▶ _Data excerpt_:
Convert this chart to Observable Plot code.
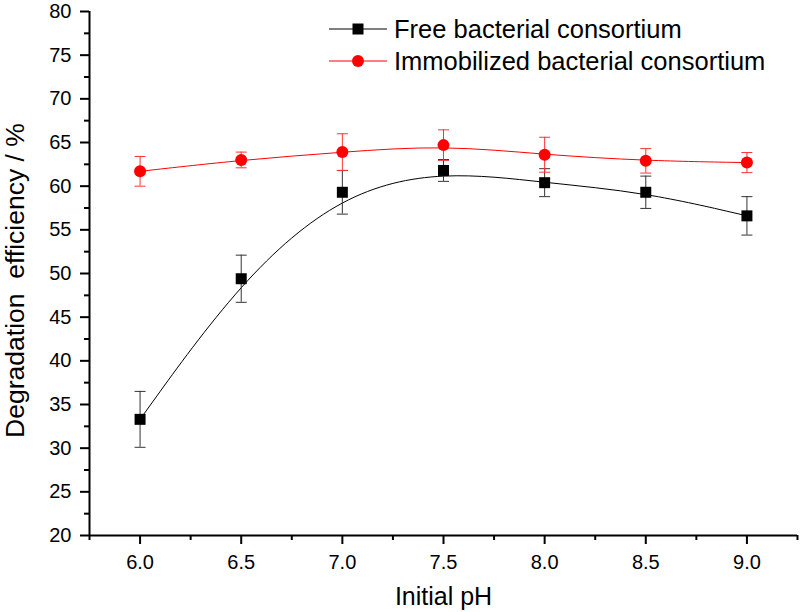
<!DOCTYPE html>
<html>
<head>
<meta charset="utf-8">
<script src="https://cdn.jsdelivr.net/npm/d3@7"></script>
<script src="https://cdn.jsdelivr.net/npm/@observablehq/plot@0.6"></script>
<style>
  html, body { margin: 0; padding: 0; background: #fff; }
  #wrap { position: relative; width: 800px; height: 612px; font-family: "Liberation Sans", Arial, sans-serif; }
  #legend { position: absolute; left: 329px; top: 13px; }
  .row { display: flex; align-items: center; height: 32px; }
  .row span { font-size: 25.5px; margin-left: 7px; color: #000; white-space: nowrap; }
</style>
</head>
<body>
<div id="wrap"><div id="legend"></div></div>
<script>
// ---- data ----
const pH = [6.0, 6.5, 7.0, 7.5, 8.0, 8.5, 9.0];
const freeMean = [33.3, 49.4, 59.3, 61.8, 60.4, 59.3, 56.6];
const freeErr  = [3.2, 2.7, 2.5, 1.25, 1.6, 1.85, 2.2];
const immoMean = [61.7, 63.0, 63.9, 64.7, 63.6, 62.9, 62.7];
const immoErr  = [1.7, 0.9, 2.1, 1.75, 2.0, 1.4, 1.15];
const seriesNames = ["Free bacterial consortium", "Immobilized bacterial consortium"];
const seriesColors = ["#000000", "#ff0000"];
const errColors = ["#333333", "#ff3333"];
const yTicks = [20, 25, 30, 35, 40, 45, 50, 55, 60, 65, 70, 75, 80];
const yMinor = [22.5, 27.5, 32.5, 37.5, 42.5, 47.5, 52.5, 57.5, 62.5, 67.5, 72.5, 77.5];
const xTicks = [6.0, 6.5, 7.0, 7.5, 8.0, 8.5, 9.0];
const xMinor = [5.75, 6.25, 6.75, 7.25, 7.75, 8.25, 8.75, 9.25];
const xLabel = "Initial pH";
const yLabel = "Degradation\u00a0 efficiency / %";

const free = pH.map((x, i) => ({pH: x, mean: freeMean[i], err: freeErr[i]}));
const immo = pH.map((x, i) => ({pH: x, mean: immoMean[i], err: immoErr[i]}));

const capSymbol = {draw(ctx) { ctx.moveTo(-5.5, 0); ctx.lineTo(5.5, 0); }};

function seriesMarks(rows, k) {
  const c = seriesColors[k], ec = errColors[k];
  return [
    Plot.line(rows, {x: "pH", y: "mean", stroke: c, strokeWidth: 1, curve: "basis"}),
    Plot.ruleX(rows, {x: "pH", y1: d => d.mean - d.err, y2: d => d.mean + d.err, stroke: ec, strokeWidth: 1}),
    Plot.dot(rows, {x: "pH", y: d => d.mean + d.err, symbol: capSymbol, stroke: ec, fill: "none", strokeWidth: 1}),
    Plot.dot(rows, {x: "pH", y: d => d.mean - d.err, symbol: capSymbol, stroke: ec, fill: "none", strokeWidth: 1}),
    k === 0
      ? Plot.dot(rows, {x: "pH", y: "mean", symbol: "square", r: 6.2, fill: c, stroke: "none"})
      : Plot.dot(rows, {x: "pH", y: "mean", symbol: "circle", r: 6, fill: c, stroke: "none"})
  ];
}

const chart = Plot.plot({
  width: 800,
  height: 612,
  marginLeft: 89,
  marginRight: 3,
  marginTop: 11,
  marginBottom: 77,
  style: {fontFamily: '"Liberation Sans", Arial, sans-serif', fontSize: "20px", color: "#000", background: "#fff", overflow: "visible"},
  x: {domain: [5.75, 9.25]},
  y: {domain: [20, 80]},
  marks: [
    Plot.axisY({ticks: yTicks, tickSize: 9, tickPadding: 9, fontSize: 20, strokeWidth: 2, label: null}),
    Plot.axisY({ticks: yMinor, tickSize: 5, strokeWidth: 2, tickFormat: () => "", label: null}),
    Plot.axisX({ticks: xTicks, tickSize: 9, tickPadding: 10, fontSize: 20, strokeWidth: 2, tickFormat: d3.format(".1f"), label: null}),
    Plot.axisX({ticks: xMinor, tickSize: 5, strokeWidth: 2, tickFormat: () => "", label: null}),
    Plot.ruleX([5.75], {stroke: "#000", strokeWidth: 2}),
    Plot.ruleY([20], {stroke: "#000", strokeWidth: 2}),
    Plot.text([xLabel], {text: d => d, frameAnchor: "bottom", dy: 61, fontSize: 25, lineAnchor: "middle", textAnchor: "middle"}),
    Plot.text([yLabel], {text: d => d, frameAnchor: "left", rotate: -90, dx: -74, dy: 7, fontSize: 26.5, lineAnchor: "middle", textAnchor: "middle"}),
    ...seriesMarks(free, 0),
    ...seriesMarks(immo, 1)
  ]
});

const wrap = document.getElementById("wrap");
wrap.insertBefore(chart, wrap.firstChild);

// legend (HTML overlay)
const legend = d3.select("#legend");
seriesNames.forEach((name, k) => {
  const row = legend.append("div").attr("class", "row");
  const svg = row.append("svg").attr("width", 58).attr("height", 32);
  svg.append("line").attr("x1", 0).attr("x2", 58).attr("y1", 16).attr("y2", 16)
    .attr("stroke", seriesColors[k]).attr("stroke-width", 1);
  if (k === 0) {
    svg.append("rect").attr("x", 29 - 5.5).attr("y", 16 - 5.5).attr("width", 11).attr("height", 11).attr("fill", seriesColors[k]);
  } else {
    svg.append("circle").attr("cx", 29).attr("cy", 16).attr("r", 6).attr("fill", seriesColors[k]);
  }
  row.append("span").text(name);
});
</script>
</body>
</html>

▶ _Exercise objective_: Give back the whole listing as it stands, minus its pictures.

▶ _Finished task_:
Convert this chart to Observable Plot code.
<!DOCTYPE html>
<html>
<head>
<meta charset="utf-8">
<script src="https://cdn.jsdelivr.net/npm/d3@7"></script>
<script src="https://cdn.jsdelivr.net/npm/@observablehq/plot@0.6"></script>
<style>
  html, body { margin: 0; padding: 0; background: #fff; }
  #wrap { position: relative; width: 800px; height: 612px; font-family: "Liberation Sans", Arial, sans-serif; }
  #legend { position: absolute; left: 329px; top: 13px; }
  .row { display: flex; align-items: center; height: 32px; }
  .row span { font-size: 25.5px; margin-left: 7px; color: #000; white-space: nowrap; }
</style>
</head>
<body>
<div id="wrap"><div id="legend"></div></div>
<script>
// ---- data ----
const pH = [6.0, 6.5, 7.0, 7.5, 8.0, 8.5, 9.0];
const freeMean = [33.3, 49.4, 59.3, 61.8, 60.4, 59.3, 56.6];
const freeErr  = [3.2, 2.7, 2.5, 1.25, 1.6, 1.85, 2.2];
const immoMean = [61.7, 63.0, 63.9, 64.7, 63.6, 62.9, 62.7];
const immoErr  = [1.7, 0.9, 2.1, 1.75, 2.0, 1.4, 1.15];
const seriesNames = ["Free bacterial consortium", "Immobilized bacterial consortium"];
const seriesColors = ["#000000", "#ff0000"];
const errColors = ["#333333", "#ff3333"];
const yTicks = [20, 25, 30, 35, 40, 45, 50, 55, 60, 65, 70, 75, 80];
const yMinor = [22.5, 27.5, 32.5, 37.5, 42.5, 47.5, 52.5, 57.5, 62.5, 67.5, 72.5, 77.5];
const xTicks = [6.0, 6.5, 7.0, 7.5, 8.0, 8.5, 9.0];
const xMinor = [5.75, 6.25, 6.75, 7.25, 7.75, 8.25, 8.75, 9.25];
const xLabel = "Initial pH";
const yLabel = "Degradation\u00a0 efficiency / %";

const free = pH.map((x, i) => ({pH: x, mean: freeMean[i], err: freeErr[i]}));
const immo = pH.map((x, i) => ({pH: x, mean: immoMean[i], err: immoErr[i]}));

const capSymbol = {draw(ctx) { ctx.moveTo(-5.5, 0); ctx.lineTo(5.5, 0); }};

function seriesMarks(rows, k) {
  const c = seriesColors[k], ec = errColors[k];
  return [
    Plot.line(rows, {x: "pH", y: "mean", stroke: c, strokeWidth: 1, curve: "basis"}),
    Plot.ruleX(rows, {x: "pH", y1: d => d.mean - d.err, y2: d => d.mean + d.err, stroke: ec, strokeWidth: 1}),
    Plot.dot(rows, {x: "pH", y: d => d.mean + d.err, symbol: capSymbol, stroke: ec, fill: "none", strokeWidth: 1}),
    Plot.dot(rows, {x: "pH", y: d => d.mean - d.err, symbol: capSymbol, stroke: ec, fill: "none", strokeWidth: 1}),
    k === 0
      ? Plot.dot(rows, {x: "pH", y: "mean", symbol: "square", r: 6.2, fill: c, stroke: "none"})
      : Plot.dot(rows, {x: "pH", y: "mean", symbol: "circle", r: 6, fill: c, stroke: "none"})
  ];
}

const chart = Plot.plot({
  width: 800,
  height: 612,
  marginLeft: 89,
  marginRight: 3,
  marginTop: 11,
  marginBottom: 77,
  style: {fontFamily: '"Liberation Sans", Arial, sans-serif', fontSize: "20px", color: "#000", background: "#fff", overflow: "visible"},
  x: {domain: [5.75, 9.25]},
  y: {domain: [20, 80]},
  marks: [
    Plot.axisY({ticks: yTicks, tickSize: 9, tickPadding: 9, fontSize: 20, strokeWidth: 2, label: null}),
    Plot.axisY({ticks: yMinor, tickSize: 5, strokeWidth: 2, tickFormat: () => "", label: null}),
    Plot.axisX({ticks: xTicks, tickSize: 9, tickPadding: 10, fontSize: 20, strokeWidth: 2, tickFormat: d3.format(".1f"), label: null}),
    Plot.axisX({ticks: xMinor, tickSize: 5, strokeWidth: 2, tickFormat: () => "", label: null}),
    Plot.ruleX([5.75], {stroke: "#000", strokeWidth: 2}),
    Plot.ruleY([20], {stroke: "#000", strokeWidth: 2}),
    Plot.text([xLabel], {text: d => d, frameAnchor: "bottom", dy: 61, fontSize: 25, lineAnchor: "middle", textAnchor: "middle"}),
    Plot.text([yLabel], {text: d => d, frameAnchor: "left", rotate: -90, dx: -74, dy: 7, fontSize: 26.5, lineAnchor: "middle", textAnchor: "middle"}),
    ...seriesMarks(free, 0),
    ...seriesMarks(immo, 1)
  ]
});

const wrap = document.getElementById("wrap");
wrap.insertBefore(chart, wrap.firstChild);

// legend (HTML overlay)
const legend = d3.select("#legend");
seriesNames.forEach((name, k) => {
  const row = legend.append("div").attr("class", "row");
  const svg = row.append("svg").attr("width", 58).attr("height", 32);
  svg.append("line").attr("x1", 0).attr("x2", 58).attr("y1", 16).attr("y2", 16)
    .attr("stroke", seriesColors[k]).attr("stroke-width", 1);
  if (k === 0) {
    svg.append("rect").attr("x", 29 - 5.5).attr("y", 16 - 5.5).attr("width", 11).attr("height", 11).attr("fill", seriesColors[k]);
  } else {
    svg.append("circle").attr("cx", 29).attr("cy", 16).attr("r", 6).attr("fill", seriesColors[k]);
  }
  row.append("span").text(name);
});
</script>
</body>
</html>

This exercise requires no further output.